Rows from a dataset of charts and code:
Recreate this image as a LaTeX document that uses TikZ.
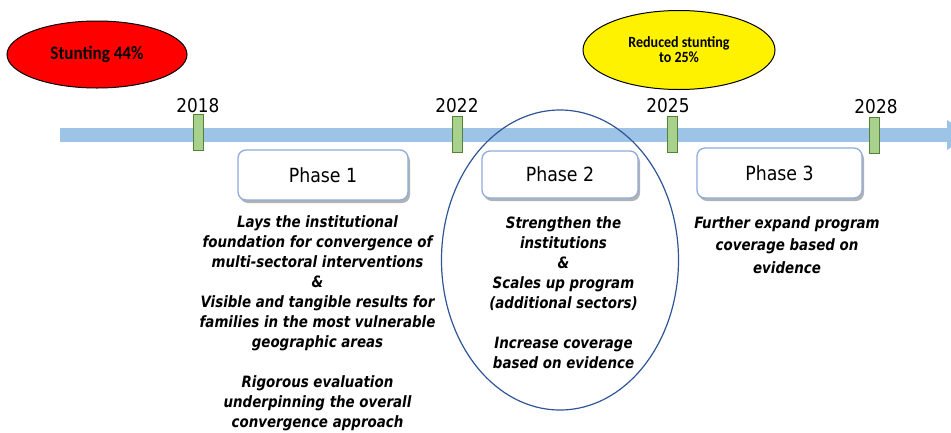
\documentclass[tikz,border=0pt]{standalone}
\usepackage{fontspec}
\setmainfont{DejaVu Sans}[FakeStretch=0.89]
\newfontfamily\notefont{DejaVu Sans Bold Oblique}[FakeStretch=0.86]
\newfontfamily\calfont{Carlito Bold}[FakeStretch=0.9]
\usetikzlibrary{shapes.geometric,shadows}

\definecolor{barblue}{HTML}{9DC3E6}
\definecolor{tickfill}{HTML}{A9D18E}
\definecolor{tickline}{HTML}{548235}
\definecolor{boxline}{HTML}{8FAADC}
\definecolor{ringblue}{HTML}{2F5597}

\begin{document}
\begin{tikzpicture}[x=1pt,y=-1pt,
  yearlbl/.style={font=\fontsize{19}{19}\selectfont, inner sep=0pt, anchor=base},
  tickmark/.style={draw=tickline, fill=tickfill, line width=1pt,
    minimum width=10pt, minimum height=36pt, inner sep=0pt},
  phasebox/.style={draw=boxline, fill=white, line width=1.3pt, rounded corners=8pt,
    inner sep=0pt, font=\fontsize{19.5}{20}\selectfont,
    drop shadow={shadow xshift=2pt, shadow yshift=-3pt, fill=black, opacity=0.3}},
  note/.style={font=\notefont\fontsize{15.6}{20}\selectfont,
    align=center, inner sep=0pt, anchor=north},
  goal/.style={ellipse, draw=black, line width=1pt, inner sep=0pt}
]
\clip (0,0) rectangle (951,432);

% timeline bar with arrow head
\fill[barblue] (60,128) rectangle (947,142);
\fill[barblue] (947,120) -- (970,135) -- (947,150) -- cycle;

% milestone ticks and years
\node[tickmark] (t2018) at (198,132) {};
\node[tickmark] (t2022) at (457,134.5) {};
\node[tickmark] (t2025) at (672,134.5) {};
\node[tickmark] (t2028) at (874,135) {};
\node[yearlbl] (y2018) at (198,112.3) {2018};
\node[yearlbl] (y2022) at (457,112.7) {2022};
\node[yearlbl] (y2025) at (668,112.3) {2025};
\node[yearlbl] (y2028) at (876,113.3) {2028};

% stunting goals
\node[goal, fill=red, minimum width=180pt, minimum height=67pt,
  font=\calfont\fontsize{19}{19}\selectfont] (start) at (97,54.5)
  {\raisebox{1.5pt}{Stunting 44\%}};
\node[goal, fill=yellow, minimum width=192pt, minimum height=79pt, align=center,
  font=\calfont\fontsize{15.6}{15}\selectfont] (target) at (679,50)
  {Reduced stunting\\to 25\%};

% ring around the second phase
\node[ellipse, draw=ringblue, line width=1.2pt, minimum width=237pt,
  minimum height=300pt, inner sep=0pt] (ring) at (560,260) {};

% phases
\node[phasebox, minimum width=170pt, minimum height=50pt] (p1) at (323,175) {Phase 1};
\node[phasebox, minimum width=156pt, minimum height=47pt] (p2) at (560,174.5) {Phase 2};
\node[phasebox, minimum width=165pt, minimum height=50pt] (p3) at (779.5,173) {Phase 3};

% phase descriptions
\node[note] (n1) at (317.5,215) {Lays the institutional\\foundation for convergence of\\multi-sectoral interventions\\\&\\Visible and tangible results for\\families in the most vulnerable\\geographic areas\\[20pt]Rigorous evaluation\\underpinning the overall\\convergence approach};
\node[note] (n2) at (563.5,216) {Strengthen the\\institutions\\\&\\Scales up program\\(additional sectors)\\[20pt]Increase coverage\\based on evidence};
\node[note, font=\notefont\fontsize{15.6}{22.5}\selectfont] (n3) at (787,216)
  {Further expand program\\coverage based on\\evidence};
\end{tikzpicture}
\end{document}
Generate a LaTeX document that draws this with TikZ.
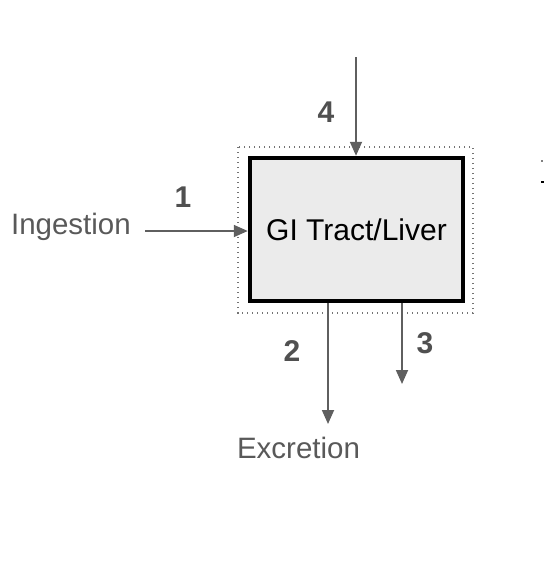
\documentclass[tikz,border=0pt]{standalone}
\usepackage{fontspec}
\setmainfont{Liberation Sans}
\usetikzlibrary{arrows.meta}
\definecolor{arrgray}{HTML}{5F5F5F}
\definecolor{txtgray}{HTML}{595959}
\definecolor{boxfill}{HTML}{EBEBEB}
\begin{document}
\begin{tikzpicture}[x=1pt,y=-1pt,
  flow/.style={draw=arrgray,line width=1.8pt,-{Triangle[length=14pt,width=12pt]}},
  lbl/.style={text=txtgray,font=\fontsize{29.5}{32}\selectfont,inner sep=0pt},
  num/.style={text=txtgray!90!black,font=\fontsize{30}{32}\selectfont\bfseries,inner sep=0pt}]
\useasboundingbox (0,0) rectangle (544,582);
% dotted outer frame
\draw[black!55,line width=1.4pt,dash pattern=on 1.4pt off 3.6pt] (238,147) rectangle (473,313);
% main box
\node[draw=black,line width=4.5pt,fill=boxfill,minimum width=213pt,minimum height=143pt,inner sep=0pt,
  font=\fontsize{30}{32}\selectfont] (gi) at (356.5,229.5) {GI Tract/Liver};
% Ingestion
\node[lbl,anchor=east] (ing) at (131,227) {Ingestion};
\coordinate (ingS) at (145,231);
\draw[flow] (ingS) -- (ingS -| gi.west);
\node[num] (n1) at (183,197) {1};
% 4
\coordinate (top4) at (356,57);
\draw[flow] (top4) -- (top4 |- gi.north);
\node[num] (n4) at (326,112) {4};
% 2
\coordinate (b2) at (328,303);
\coordinate (e2) at (328,424);
\draw[flow] (b2) -- (e2);
\node[num] (n2) at (292,351) {2};
\node[lbl] (exc) at (298.5,448) {Excretion};
% 3
\coordinate (b3) at (402,303);
\coordinate (e3) at (402,384);
\draw[flow] (b3) -- (e3);
\node[num] (n3) at (425,343) {3};
% clipped mark at right edge
\fill[gray] (541,160) rectangle (543,162);
\fill[black] (540.5,181) rectangle (544,182.5);
\end{tikzpicture}
\end{document}
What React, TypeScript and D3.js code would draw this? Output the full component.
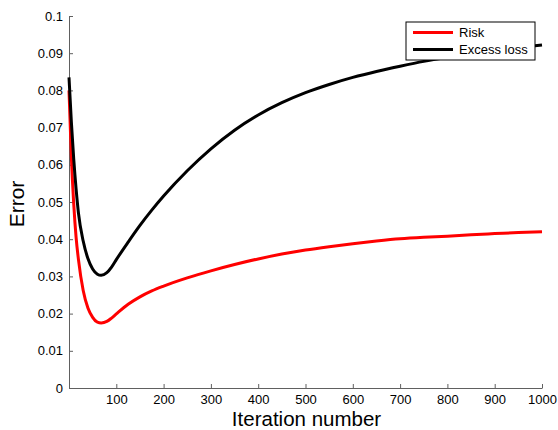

- _EXERCISE PROMPT_
Quote the listing above in full, except for the pictures.

- _SOLUTION_
Recreate this image as a LaTeX document that uses TikZ.
\documentclass[tikz,border=0pt]{standalone}
\usepackage{fontspec}
\setmainfont{DejaVu Sans}[FakeStretch=0.89]
\newfontfamily\notefont{DejaVu Sans Bold Oblique}[FakeStretch=0.86]
\newfontfamily\calfont{Carlito Bold}[FakeStretch=0.9]
\usetikzlibrary{shapes.geometric,shadows}

\definecolor{barblue}{HTML}{9DC3E6}
\definecolor{tickfill}{HTML}{A9D18E}
\definecolor{tickline}{HTML}{548235}
\definecolor{boxline}{HTML}{8FAADC}
\definecolor{ringblue}{HTML}{2F5597}

\begin{document}
\begin{tikzpicture}[x=1pt,y=-1pt,
  yearlbl/.style={font=\fontsize{19}{19}\selectfont, inner sep=0pt, anchor=base},
  tickmark/.style={draw=tickline, fill=tickfill, line width=1pt,
    minimum width=10pt, minimum height=36pt, inner sep=0pt},
  phasebox/.style={draw=boxline, fill=white, line width=1.3pt, rounded corners=8pt,
    inner sep=0pt, font=\fontsize{19.5}{20}\selectfont,
    drop shadow={shadow xshift=2pt, shadow yshift=-3pt, fill=black, opacity=0.3}},
  note/.style={font=\notefont\fontsize{15.6}{20}\selectfont,
    align=center, inner sep=0pt, anchor=north},
  goal/.style={ellipse, draw=black, line width=1pt, inner sep=0pt}
]
\clip (0,0) rectangle (951,432);

% timeline bar with arrow head
\fill[barblue] (60,128) rectangle (947,142);
\fill[barblue] (947,120) -- (970,135) -- (947,150) -- cycle;

% milestone ticks and years
\node[tickmark] (t2018) at (198,132) {};
\node[tickmark] (t2022) at (457,134.5) {};
\node[tickmark] (t2025) at (672,134.5) {};
\node[tickmark] (t2028) at (874,135) {};
\node[yearlbl] (y2018) at (198,112.3) {2018};
\node[yearlbl] (y2022) at (457,112.7) {2022};
\node[yearlbl] (y2025) at (668,112.3) {2025};
\node[yearlbl] (y2028) at (876,113.3) {2028};

% stunting goals
\node[goal, fill=red, minimum width=180pt, minimum height=67pt,
  font=\calfont\fontsize{19}{19}\selectfont] (start) at (97,54.5)
  {\raisebox{1.5pt}{Stunting 44\%}};
\node[goal, fill=yellow, minimum width=192pt, minimum height=79pt, align=center,
  font=\calfont\fontsize{15.6}{15}\selectfont] (target) at (679,50)
  {Reduced stunting\\to 25\%};

% ring around the second phase
\node[ellipse, draw=ringblue, line width=1.2pt, minimum width=237pt,
  minimum height=300pt, inner sep=0pt] (ring) at (560,260) {};

% phases
\node[phasebox, minimum width=170pt, minimum height=50pt] (p1) at (323,175) {Phase 1};
\node[phasebox, minimum width=156pt, minimum height=47pt] (p2) at (560,174.5) {Phase 2};
\node[phasebox, minimum width=165pt, minimum height=50pt] (p3) at (779.5,173) {Phase 3};

% phase descriptions
\node[note] (n1) at (317.5,215) {Lays the institutional\\foundation for convergence of\\multi-sectoral interventions\\\&\\Visible and tangible results for\\families in the most vulnerable\\geographic areas\\[20pt]Rigorous evaluation\\underpinning the overall\\convergence approach};
\node[note] (n2) at (563.5,216) {Strengthen the\\institutions\\\&\\Scales up program\\(additional sectors)\\[20pt]Increase coverage\\based on evidence};
\node[note, font=\notefont\fontsize{15.6}{22.5}\selectfont] (n3) at (787,216)
  {Further expand program\\coverage based on\\evidence};
\end{tikzpicture}
\end{document}
Generate a LaTeX document that draws this with TikZ.
\documentclass[tikz,border=0pt]{standalone}
\usepackage{fontspec}
\setmainfont{Liberation Sans}
\usetikzlibrary{arrows.meta}
\definecolor{arrgray}{HTML}{5F5F5F}
\definecolor{txtgray}{HTML}{595959}
\definecolor{boxfill}{HTML}{EBEBEB}
\begin{document}
\begin{tikzpicture}[x=1pt,y=-1pt,
  flow/.style={draw=arrgray,line width=1.8pt,-{Triangle[length=14pt,width=12pt]}},
  lbl/.style={text=txtgray,font=\fontsize{29.5}{32}\selectfont,inner sep=0pt},
  num/.style={text=txtgray!90!black,font=\fontsize{30}{32}\selectfont\bfseries,inner sep=0pt}]
\useasboundingbox (0,0) rectangle (544,582);
% dotted outer frame
\draw[black!55,line width=1.4pt,dash pattern=on 1.4pt off 3.6pt] (238,147) rectangle (473,313);
% main box
\node[draw=black,line width=4.5pt,fill=boxfill,minimum width=213pt,minimum height=143pt,inner sep=0pt,
  font=\fontsize{30}{32}\selectfont] (gi) at (356.5,229.5) {GI Tract/Liver};
% Ingestion
\node[lbl,anchor=east] (ing) at (131,227) {Ingestion};
\coordinate (ingS) at (145,231);
\draw[flow] (ingS) -- (ingS -| gi.west);
\node[num] (n1) at (183,197) {1};
% 4
\coordinate (top4) at (356,57);
\draw[flow] (top4) -- (top4 |- gi.north);
\node[num] (n4) at (326,112) {4};
% 2
\coordinate (b2) at (328,303);
\coordinate (e2) at (328,424);
\draw[flow] (b2) -- (e2);
\node[num] (n2) at (292,351) {2};
\node[lbl] (exc) at (298.5,448) {Excretion};
% 3
\coordinate (b3) at (402,303);
\coordinate (e3) at (402,384);
\draw[flow] (b3) -- (e3);
\node[num] (n3) at (425,343) {3};
% clipped mark at right edge
\fill[gray] (541,160) rectangle (543,162);
\fill[black] (540.5,181) rectangle (544,182.5);
\end{tikzpicture}
\end{document}
What React, TypeScript and D3.js code would draw this? Output the full component.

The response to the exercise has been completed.